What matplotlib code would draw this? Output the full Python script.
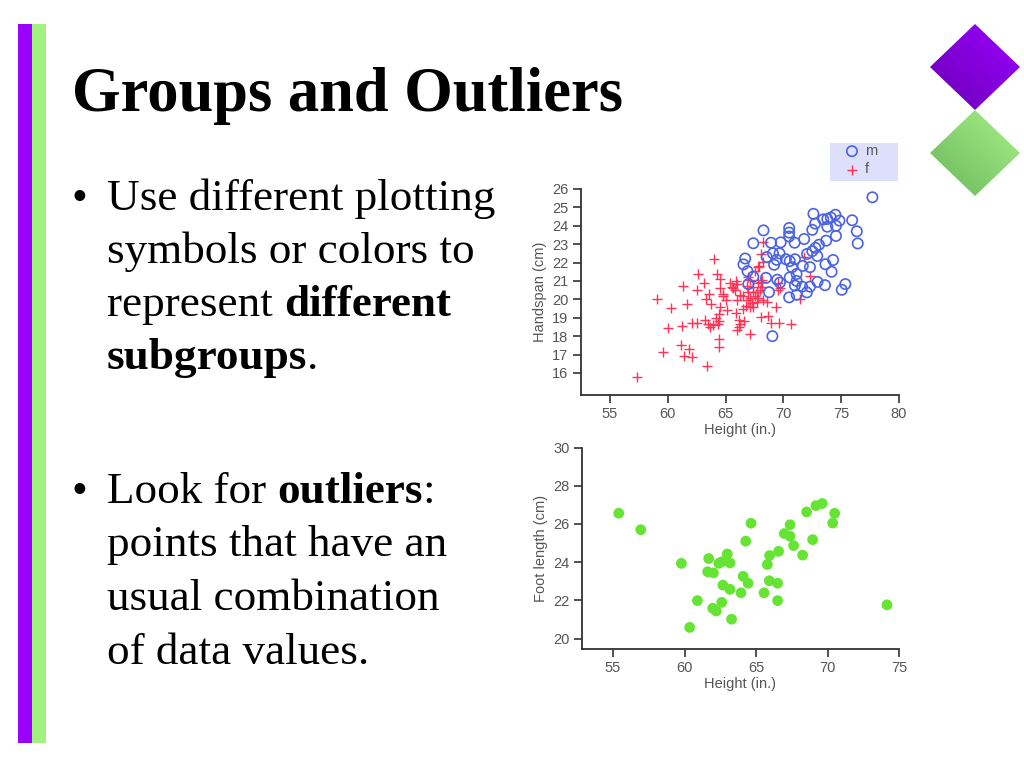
import numpy as np
import matplotlib
matplotlib.use("Agg")
import matplotlib.pyplot as plt
from matplotlib.patches import Polygon, Rectangle

# handspan data (height in., handspan cm)
m_height = [77.7, 72.6, 74.5, 74.1, 73.8, 73.45, 74.85, 75.95, 72.75, 73.8, 74.55, 72.5, 76.35,
            74.55, 70.5, 70.5, 70.5, 68.28, 71.8, 73.7, 70.97, 69.77, 68.93, 67.4, 76.43, 73.08,
            72.77, 72.5, 72.05, 72.93, 69.1, 69.67, 68.56, 69.42, 70.22, 70.55, 71.0, 66.7, 74.3,
            66.55, 73.64, 69.2, 70.75, 71.68, 72.3, 66.9, 67.4, 68.5, 69.47, 69.7, 70.55, 71.15,
            71.14, 74.17, 72.95, 73.6, 75.36, 66.97, 71.0, 71.62, 72.3, 72.03, 70.5, 71.15, 68.76,
            75.05, 69.05]
m_span = [25.55, 24.65, 24.6, 24.45, 24.37, 24.35, 24.28, 24.3, 24.12, 23.95, 24.0, 23.78, 23.7,
          23.45, 23.88, 23.63, 23.42, 23.75, 23.28, 23.19, 23.08, 23.1, 23.08, 23.05, 23.04, 22.97,
          22.8, 22.62, 22.47, 22.36, 22.5, 22.5, 22.3, 22.15, 22.18, 22.08, 22.18, 22.22, 22.14,
          21.9, 21.91, 21.88, 21.75, 21.82, 21.75, 21.53, 21.23, 21.17, 21.07, 20.91, 21.19, 21.0,
          21.38, 21.5, 20.95, 20.77, 20.83, 20.83, 20.75, 20.69, 20.69, 20.38, 20.11, 20.25, 20.39,
          20.52, 18.0]

f_height = [57.3, 59.04, 60.27, 59.99, 59.6, 61.34, 61.66, 61.27, 62.06, 62.55, 61.14, 61.86, 61.43,
            62.06, 63.42, 64.0, 62.64, 64.23, 64.5, 63.1, 62.55, 64.5, 65.4, 65.93, 66.0, 63.59,
            64.8, 65.78, 63.3, 63.77, 65.03, 64.49, 65.15, 64.46, 64.2, 65.96, 66.5, 66.91, 67.26,
            67.54, 67.76, 65.93, 66.55, 66.76, 66.15, 66.6, 66.02, 66.2, 67.15, 63.22, 63.5, 63.65,
            63.94, 64.45, 64.46, 64.46, 64.37, 64.75, 65.67, 66.25, 66.25, 66.91, 67.11, 67.4,
            67.83, 67.11, 67.4, 67.74, 68.27, 68.56, 68.1, 68.7, 68.9, 69.65, 69.36, 69.5, 70.68,
            71.4, 67.83, 68.12, 67.98, 72.3, 68.27, 68.06, 67.83, 67.54, 71.76, 66.97, 67.11, 66.83,
            67.4, 68.03, 68.12, 69.56, 69.71, 68.21, 65.52, 67.86]
f_span = [15.8, 20.0, 19.52, 18.42, 17.16, 20.71, 19.75, 18.53, 18.73, 18.73, 17.52, 17.32, 16.92,
          16.89, 16.38, 22.2, 21.38, 21.38, 21.12, 20.9, 20.53, 20.6, 20.87, 21.0, 20.82, 20.27,
          20.3, 20.5, 20.0, 19.77, 19.95, 19.58, 19.44, 19.2, 19.0, 19.98, 20.2, 19.97, 19.79,
          20.18, 20.4, 19.24, 19.45, 19.62, 18.9, 18.8, 18.34, 18.5, 18.1, 18.88, 18.66, 18.52,
          18.61, 18.84, 17.83, 17.43, 18.66, 20.18, 20.6, 20.24, 18.66, 20.42, 20.06, 20.42,
          20.1, 19.6, 19.6, 19.88, 19.97, 19.88, 19.03, 19.1, 18.7, 18.73, 19.57, 20.51, 18.65,
          20.03, 20.87, 21.05, 20.51, 21.25, 23.13, 22.46, 21.74, 21.56, 22.3, 21.23, 21.05, 20.73,
          20.69, 20.96, 20.69, 20.87, 20.6, 22.05, 20.69, 21.82]

# foot length data
foot_height = [55.4, 56.94, 64.65, 64.28, 67.38, 66.98, 67.38, 67.63, 68.54, 69.19, 69.63, 70.5,
               70.36, 68.96, 68.26, 66.58, 65.95, 62.99, 61.69, 59.78, 62.4, 62.6, 63.18, 61.62,
               62.02, 64.1, 64.45, 62.68, 63.18, 63.95, 65.56, 65.93, 66.51, 65.79, 66.51, 60.9,
               62.6, 61.97, 62.22, 63.29, 60.36, 74.16]
foot_len = [26.56, 25.7, 26.04, 25.1, 25.96, 25.5, 25.36, 24.87, 26.63, 26.96, 27.07, 26.56,
            26.05, 25.18, 24.37, 24.57, 24.35, 24.43, 24.19, 23.94, 23.94, 24.02, 23.96, 23.5,
            23.44, 23.26, 22.9, 22.8, 22.58, 22.4, 22.4, 23.03, 22.9, 23.88, 21.99, 21.99,
            21.9, 21.59, 21.45, 21.02, 20.59, 21.77]

W, H = 1024, 768
fig = plt.figure(figsize=(W / 100, H / 100), dpi=100)

# slide overlay in pixel coordinates
bg = fig.add_axes([0, 0, 1, 1])
bg.set_xlim(0, W)
bg.set_ylim(H, 0)
bg.axis("off")

bg.add_patch(Rectangle((18, 24), 14, 719, color="#9900ff", lw=0))
bg.add_patch(Rectangle((32, 24), 14, 719, color="#a3f27f", lw=0))


def gradient_diamond(cx, cy, hw, hh, c1, c2):
    poly = Polygon([(cx, cy - hh), (cx + hw, cy), (cx, cy + hh), (cx - hw, cy)],
                   closed=True, fc="none", ec="none")
    bg.add_patch(poly)
    g = np.linspace(0, 1, 64)
    gx, gy = np.meshgrid(g, g)
    t = (gx + (1 - gy)) / 2
    c1 = np.array(matplotlib.colors.to_rgb(c1))
    c2 = np.array(matplotlib.colors.to_rgb(c2))
    img = c2 + (c1 - c2) * t[..., None]
    im = bg.imshow(img, extent=(cx - hw, cx + hw, cy + hh, cy - hh), zorder=2)
    im.set_clip_path(poly)


gradient_diamond(975, 67, 45, 43, "#9b00ff", "#6a00b4")
gradient_diamond(975, 153, 45, 43, "#a8f08a", "#6ab85a")

serif = "Liberation Serif"
bg.text(72, 111, "Groups and Outliers", fontsize=45, fontweight="bold",
        family=serif, va="baseline", ha="left")

fig.canvas.draw()
renderer = fig.canvas.get_renderer()
body_size = 32.5


def text_width(s, weight):
    # measure with a guard character so trailing spaces count
    t = bg.text(0, 0, s + "|", fontsize=body_size, family=serif, fontweight=weight)
    w = t.get_window_extent(renderer).width
    t.set_text("|")
    w -= t.get_window_extent(renderer).width
    t.remove()
    return w


def draw_runs(x, y, runs):
    for s, weight in runs:
        bg.text(x, y, s, fontsize=body_size, family=serif, fontweight=weight,
                va="baseline", ha="left")
        x += text_width(s, weight)


lines = [
    (210, [("Use different plotting", "normal")], True),
    (263, [("symbols or colors to", "normal")], False),
    (316, [("represent ", "normal"), ("different", "bold")], False),
    (369, [("subgroups", "bold"), (".", "normal")], False),
    (503, [("Look for ", "normal"), ("outliers", "bold"), (":", "normal")], True),
    (556, [("points that have an", "normal")], False),
    (610, [("usual combination", "normal")], False),
    (664, [("of data values.", "normal")], False),
]
for y, runs, bullet in lines:
    if bullet:
        bg.text(72, y, "\u2022", fontsize=body_size, family=serif, va="baseline", ha="left")
    draw_runs(107, y, runs)

sans = "Liberation Sans"
tick_color = "#555555"
spine_color = "#333333"


def style(ax):
    for side in ("top", "right"):
        ax.spines[side].set_visible(False)
    for side in ("left", "bottom"):
        ax.spines[side].set_color(spine_color)
        ax.spines[side].set_linewidth(1.3)
    ax.tick_params(direction="out", length=6, width=1.2, color=spine_color,
                   labelcolor=tick_color, labelsize=10.5, pad=3)
    for lab in ax.get_xticklabels() + ax.get_yticklabels():
        lab.set_family(sans)


# top scatter: handspan vs height
ax1 = fig.add_axes([581 / W, 1 - 395 / H, 318 / W, 206 / H])
hm = ax1.scatter(m_height, m_span, s=55, facecolors="none", edgecolors="#4a63e6",
                 linewidths=1.2, label="m", zorder=3)
hf = ax1.scatter(f_height, f_span, s=55, marker="+", color="#ff3355",
                 linewidths=1.0, label="f", zorder=2)
ax1.set_xlim(52.5, 80)
ax1.set_ylim(14.8, 26)
ax1.set_xticks([55, 60, 65, 70, 75, 80])
ax1.set_yticks(range(16, 27))
ax1.set_xlabel("Height (in.)", family=sans, fontsize=10.5, color=tick_color, labelpad=1)
ax1.set_ylabel("Handspan (cm)", family=sans, fontsize=10.5, color=tick_color, labelpad=4)
style(ax1)

# legend on a lavender panel above the plot
fig.patches.append(Rectangle((830 / W, 1 - 181 / H), 68 / W, 38 / H,
                             transform=fig.transFigure, color="#dde0fa", lw=0, zorder=0))
leg = fig.legend(handles=[hm, hf], labels=["m", "f"], loc="upper left",
                 bbox_to_anchor=(841 / W, 1 - 144 / H), borderaxespad=0,
                 frameon=False, prop={"family": sans, "size": 10.5},
                 handletextpad=0.15, labelspacing=0.3, borderpad=0,
                 handlelength=1.5)
for t in leg.get_texts():
    t.set_color(tick_color)

# bottom scatter: foot length vs height
ax2 = fig.add_axes([582 / W, 1 - 649 / H, 317 / W, 201.5 / H])
ax2.scatter(foot_height, foot_len, s=60, color="#66e433", edgecolors="none", zorder=3)
ax2.set_xlim(52.83, 75)
ax2.set_ylim(19.46, 30)
ax2.set_xticks([55, 60, 65, 70, 75])
ax2.set_yticks([20, 22, 24, 26, 28, 30])
ax2.set_xlabel("Height (in.)", family=sans, fontsize=10.5, color=tick_color, labelpad=1)
ax2.set_ylabel("Foot length (cm)", family=sans, fontsize=10.5, color=tick_color, labelpad=4)
style(ax2)

fig.savefig("out.png", dpi=100)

# # # # # # #

= TASK DIRECTIONS =
Every line of the listing that holds "matplotlib" should be found and copied.

= FINISHED TASK =
What matplotlib code would draw this? Output the full Python script.
import matplotlib
matplotlib.use("Agg")
import matplotlib.pyplot as plt
from matplotlib.patches import Polygon, Rectangle
    c1 = np.array(matplotlib.colors.to_rgb(c1))
    c2 = np.array(matplotlib.colors.to_rgb(c2))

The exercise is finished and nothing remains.